Use the results in a practical way:
- Review your net pay expectations after a raise or deduction change.
- Estimate annual tax payments before open enrollment or retirement contribution elections.
- Decide whether to add extra withholding instead of facing a tax balance later.
- Model how much a larger 401(k) contribution can reduce current federal withholding.
Limitations of any online withholding calculator
Even the best federal withholding rates calculator is still a model. Real-world payroll outcomes may differ because of tax credits, itemized deductions, multiple jobs in the household, nonwage income, spouse earnings, retirement distributions, or employer-specific payroll processing rules. Additionally, withholding on irregular payments can vary depending on whether an employer treats the payment as supplemental wages or as part of regular payroll.
That is why the most responsible way to use this calculator is as a planning tool rather than a final legal determination. It is ideal for asking better questions: Am I under-withholding? Will my retirement contribution lower my taxable wages enough to matter? How much should I add as extra withholding to stay on track?
Best practices for improving withholding accuracy
- Update your Form W-4 after major life changes.
- Review your most recent pay stub at least once per quarter.
- Account for second jobs or freelance income if applicable.

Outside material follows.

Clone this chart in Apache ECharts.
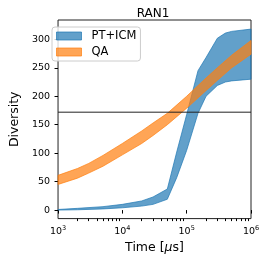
<!DOCTYPE html>
<html><head><meta charset="utf-8">
<script src="https://cdn.jsdelivr.net/npm/echarts@6/dist/echarts.min.js"></script>
<style>html,body{margin:0;padding:0;background:#fff}#c{width:266px;height:259px}</style>
</head><body><div id="c"></div>
<script>
// ---- data ----
const ptTime  = [1e3, 2e3, 5e3, 1e4, 2e4, 3e4, 5e4, 7e4, 1e5, 1.5e5, 2e5, 3e5, 4e5, 5e5, 1e6];
const ptLower = [0, 0.5, 2, 4, 7, 10, 19, 57, 105, 170, 200, 219, 225, 227, 230];
const ptUpper = [1, 3, 6, 10, 16, 23, 37, 102, 168, 245, 268, 302, 311, 314, 318];
const qaTime  = [1e3, 2e3, 3e3, 5e3, 1e4, 2e4, 3e4, 5e4, 1e5, 2e5, 3e5, 5e5, 1e6];
const qaLower = [45, 56, 65, 77, 97, 117, 131, 150, 179, 210, 228, 250, 274];
const qaUpper = [61, 73, 82, 96, 117, 139, 153, 170, 200, 232, 250, 272, 298];
const thresholdValue = [172];
const yTicks = [0, 50, 100, 150, 200, 250, 300];
const xRange = [1e3, 1e6];
const xMinorTicks = [2e3,3e3,4e3,5e3,6e3,7e3,8e3,9e3,2e4,3e4,4e4,5e4,6e4,7e4,8e4,9e4,2e5,3e5,4e5,5e5,6e5,7e5,8e5,9e5];
const seriesNames = ['PT+ICM', 'QA'];

// ---- style ----
const FONT = 'DejaVu Sans';
const blueFill = 'rgba(31,119,180,0.7)';
const orangeFill = 'rgba(255,127,14,0.7)';

function bandRender(xs, lo, hi, fill) {
  return function (params, api) {
    if (params.dataIndex !== 0) return null;
    const pts = [];
    for (let i = 0; i < xs.length; i++) pts.push(api.coord([xs[i], hi[i]]));
    for (let i = xs.length - 1; i >= 0; i--) pts.push(api.coord([xs[i], lo[i]]));
    return { type: 'polygon', shape: { points: pts }, style: { fill: fill, stroke: fill, lineWidth: 1 } };
  };
}

const chart = echarts.init(document.getElementById('c'), null, { renderer: 'canvas' });
chart.setOption({
  animation: false,
  backgroundColor: '#fff',
  title: {
    text: 'RAN1', left: 148, top: 3, textAlign: 'center',
    textStyle: { fontFamily: FONT, fontSize: 12, fontWeight: 'normal', color: '#000' }
  },
  grid: { left: 45, right: 15, top: 20, bottom: 40, show: true, borderColor: '#222', borderWidth: 1, backgroundColor: 'transparent' },
  legend: {
    orient: 'vertical', left: 52, top: 27,
    selectedMode: false,
    icon: 'rect', itemWidth: 25, itemHeight: 8, itemGap: 4,
    padding: [3, 4, 3, 4],
    backgroundColor: 'rgba(255,255,255,0.8)', borderColor: '#ccc', borderWidth: 1, borderRadius: 3,
    data: [
      { name: seriesNames[0], itemStyle: { color: blueFill, borderColor: blueFill, borderWidth: 1 } },
      { name: seriesNames[1], itemStyle: { color: orangeFill, borderColor: orangeFill, borderWidth: 1 } }
    ],
    formatter: function (n) { return '{t|' + n + '}'; },
    textStyle: { fontFamily: FONT, fontSize: 11.5, color: '#000', rich: { t: { fontFamily: FONT, fontSize: 11.5, color: '#000', padding: [0, 0, 0, 5] } } }
  },
  xAxis: [{
    type: 'log', logBase: 10, min: xRange[0], max: xRange[1],
    name: 'Time [{i|μ}s]', nameLocation: 'middle', nameGap: 16,
    nameTextStyle: { fontFamily: FONT, fontSize: 12.5, color: '#000', rich: { i: { fontFamily: FONT, fontSize: 12.5, fontStyle: 'italic', color: '#000' } } },
    axisLine: { show: false },
    axisTick: { show: true, length: 3.5, lineStyle: { color: '#000' } },
    axisLabel: {
      margin: 6, color: '#000', fontFamily: FONT, fontSize: 9.5,
      formatter: function (v) { return '10{s|' + Math.round(Math.log10(v)) + '}'; },
      rich: { s: { fontFamily: FONT, fontSize: 6.5, color: '#000', padding: [0, 0, 6, 0] } }
    },
    splitLine: { show: false }
  }, {
    // minor ticks, placed in log10 space
    type: 'value', min: Math.log10(xRange[0]), max: Math.log10(xRange[1]), position: 'bottom',
    axisLine: { show: false },
    axisTick: { show: true, length: 2.5, lineStyle: { color: '#000', width: 1 }, customValues: xMinorTicks.map(Math.log10) },
    axisLabel: { show: false },
    splitLine: { show: false }
  }],
  yAxis: {
    type: 'value', min: -15, max: 334,
    name: 'Diversity', nameLocation: 'middle', nameGap: 26,
    nameTextStyle: { fontFamily: FONT, fontSize: 12.5, color: '#000' },
    axisLine: { show: false },
    axisTick: { show: true, length: 3.5, lineStyle: { color: '#000' }, customValues: yTicks },
    axisLabel: { customValues: yTicks, margin: 8, color: '#000', fontFamily: FONT, fontSize: 9.5 },
    splitLine: { show: false }
  },
  series: [
    {
      type: 'custom', name: seriesNames[0], xAxisIndex: 0, yAxisIndex: 0,
      itemStyle: { color: blueFill },
      data: ptTime.map((x, i) => [x, ptLower[i], ptUpper[i]]),
      encode: { x: 0, y: [1, 2] },
      renderItem: bandRender(ptTime, ptLower, ptUpper, blueFill), silent: true
    },
    {
      type: 'custom', name: seriesNames[1], xAxisIndex: 0, yAxisIndex: 0,
      itemStyle: { color: orangeFill },
      data: qaTime.map((x, i) => [x, qaLower[i], qaUpper[i]]),
      encode: { x: 0, y: [1, 2] },
      renderItem: bandRender(qaTime, qaLower, qaUpper, orangeFill), silent: true
    },
    {
      type: 'line', name: 'threshold', xAxisIndex: 0, yAxisIndex: 0,
      data: [[xRange[0], thresholdValue[0]], [xRange[1], thresholdValue[0]]],
      symbol: 'none', silent: true, z: 5,
      lineStyle: { color: '#222', width: 1 }
    }
  ]
});
</script></body></html>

- Recalculate after changing retirement contributions or health benefits.
- Do not assume a refund means withholding was optimal. It may simply mean too much tax was prepaid.
Authoritative resources to verify federal withholding rules
For official instructions and current-year updates, review the following sources:
- IRS Tax Withholding Estimator
- IRS Form W-4 instructions and publications
- Cornell Law School Legal Information Institute, Title 26 U.S. Code
Final takeaway
A strong federal withholding estimate starts with the right inputs: gross pay, pay frequency, filing status, pre-tax deductions, and any desired extra withholding. When these pieces are annualized and compared against the current federal tax brackets, you get a much clearer picture of what should come out of each paycheck. That clarity can help you avoid underpayment, reduce oversized refunds, and make informed decisions about benefits and retirement contributions.
If you want the most precise answer possible, use this calculator as your first pass, then compare the output against your actual payroll results and the official IRS tools. For many households, that combination offers the right balance of convenience, accuracy, and control.